|June 26, 2005
Crime on the Decline in Impact Schools
By Mayor Michael R. Bloomberg
From the outset, our Administration has focused on the fundamentals in education. Take reading, writing, and math-the foundations of all learning. Earlier this month, students achieved the highest test scores ever on citywide math and reading tests. We also saw the largest one-year gains ever in the percentage of students working at or above grade level. So when students pick up their final reports cards this Tuesday, record numbers of them will be moving on to the next grade well-prepared to keep on learning.

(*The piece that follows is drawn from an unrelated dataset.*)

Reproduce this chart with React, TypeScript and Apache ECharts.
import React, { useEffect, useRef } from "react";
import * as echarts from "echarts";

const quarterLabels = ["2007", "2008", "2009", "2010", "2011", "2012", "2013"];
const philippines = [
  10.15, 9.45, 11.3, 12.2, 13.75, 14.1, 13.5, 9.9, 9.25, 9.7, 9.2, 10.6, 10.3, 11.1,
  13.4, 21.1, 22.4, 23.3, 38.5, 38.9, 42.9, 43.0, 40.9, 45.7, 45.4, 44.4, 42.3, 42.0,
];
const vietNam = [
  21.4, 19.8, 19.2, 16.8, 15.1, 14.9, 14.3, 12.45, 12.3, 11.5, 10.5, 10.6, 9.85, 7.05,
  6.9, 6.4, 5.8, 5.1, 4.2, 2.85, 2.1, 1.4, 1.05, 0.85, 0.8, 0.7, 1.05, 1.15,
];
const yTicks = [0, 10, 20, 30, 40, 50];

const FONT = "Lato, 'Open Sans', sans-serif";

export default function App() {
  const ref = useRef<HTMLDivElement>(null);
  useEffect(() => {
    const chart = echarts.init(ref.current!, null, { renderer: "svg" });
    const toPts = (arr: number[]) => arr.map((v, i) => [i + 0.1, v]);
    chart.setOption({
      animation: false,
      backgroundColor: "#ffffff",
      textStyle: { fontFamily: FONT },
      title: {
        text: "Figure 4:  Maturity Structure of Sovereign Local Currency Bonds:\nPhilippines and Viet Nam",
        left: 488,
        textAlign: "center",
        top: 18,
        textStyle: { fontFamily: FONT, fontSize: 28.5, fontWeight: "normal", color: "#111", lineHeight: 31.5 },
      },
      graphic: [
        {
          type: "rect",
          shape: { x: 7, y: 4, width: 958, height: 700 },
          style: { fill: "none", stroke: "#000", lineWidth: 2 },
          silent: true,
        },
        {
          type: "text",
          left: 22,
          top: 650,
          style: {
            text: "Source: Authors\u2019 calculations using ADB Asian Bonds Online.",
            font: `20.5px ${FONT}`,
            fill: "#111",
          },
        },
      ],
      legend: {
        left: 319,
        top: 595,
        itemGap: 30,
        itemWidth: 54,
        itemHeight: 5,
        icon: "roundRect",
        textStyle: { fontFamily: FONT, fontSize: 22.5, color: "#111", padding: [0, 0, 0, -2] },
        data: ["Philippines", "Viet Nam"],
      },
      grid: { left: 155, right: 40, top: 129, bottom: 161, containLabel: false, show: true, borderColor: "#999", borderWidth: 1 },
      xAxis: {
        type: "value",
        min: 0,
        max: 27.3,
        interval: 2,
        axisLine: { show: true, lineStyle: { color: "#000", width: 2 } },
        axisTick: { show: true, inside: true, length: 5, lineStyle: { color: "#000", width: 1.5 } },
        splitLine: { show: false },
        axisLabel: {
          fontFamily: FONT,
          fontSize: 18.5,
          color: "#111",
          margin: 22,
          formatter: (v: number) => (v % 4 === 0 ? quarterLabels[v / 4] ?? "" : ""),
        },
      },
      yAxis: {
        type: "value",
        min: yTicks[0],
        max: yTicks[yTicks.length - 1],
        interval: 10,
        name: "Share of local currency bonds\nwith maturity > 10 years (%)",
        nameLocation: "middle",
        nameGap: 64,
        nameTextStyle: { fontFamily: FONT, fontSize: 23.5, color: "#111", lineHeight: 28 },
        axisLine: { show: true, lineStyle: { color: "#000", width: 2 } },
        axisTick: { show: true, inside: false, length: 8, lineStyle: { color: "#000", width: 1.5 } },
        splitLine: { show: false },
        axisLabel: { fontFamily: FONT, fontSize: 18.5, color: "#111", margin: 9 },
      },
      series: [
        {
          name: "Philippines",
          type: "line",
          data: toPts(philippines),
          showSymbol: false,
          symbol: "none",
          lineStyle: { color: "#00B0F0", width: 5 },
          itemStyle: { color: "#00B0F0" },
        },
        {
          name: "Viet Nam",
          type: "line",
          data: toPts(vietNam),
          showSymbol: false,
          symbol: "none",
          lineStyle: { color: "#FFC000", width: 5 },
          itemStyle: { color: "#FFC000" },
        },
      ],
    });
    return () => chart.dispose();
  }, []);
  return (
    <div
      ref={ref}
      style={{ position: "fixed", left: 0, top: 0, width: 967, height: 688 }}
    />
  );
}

Safety in the schools is fundamental, too. Students can't learn in a violent atmosphere, or even begin to realize their potential if they're afraid to come to school in the first place. That's why 18 months ago, our Administration launched a major school safety initiative. The heart of it has been an intensive focus on the small number of schools where a culture of disorder was ruining educational opportunities for everyone. We dramatically increased the number of police officers and school safety agents assigned to these "Impact" schools. We strictly enforced the Department of Education's Discipline Code, and removed the most chronically disruptive students. And we worked with school principals, teachers, and staff to improve security procedures and policies.
Our strategy is working-and school safety statistics prove it. First, take the original 16 "Impact" schools that we identified in 2004. Through June 19th, we've reduced total crime in those schools 39% this school year compared with last, and we've driven down violent crime by nearly half. The same pattern holds for the six schools we added to the Impact program in January of this year. We've reduced total crimes per day in those schools 39% since January compared to the fall, and we've cut violent crime by 52%.
There's a third category of schools worth looking at. They're the five schools that had succeeded in reducing disorder so dramatically by January of this year that we decided to take them off the Impact list then. At the time, some people were afraid that crime might go up in these schools again. But that hasn't happened. The crime numbers for those schools continue to be as good as or better than those of the rest of the Impact schools. And that shows that ensuring student safety isn't just about a beefed-up police presence in the hallways; it's also about good school management and strong principals.
Now we're phasing six more high schools out of the Impact program, because of the success that they've had, too. We'll continue to monitor them, and also keep an eye on safety issues in other schools throughout the city. Because safety, just like reading, writing, and math, is basic to education-and we're going to keep building on the strong progress we've made in all these areas.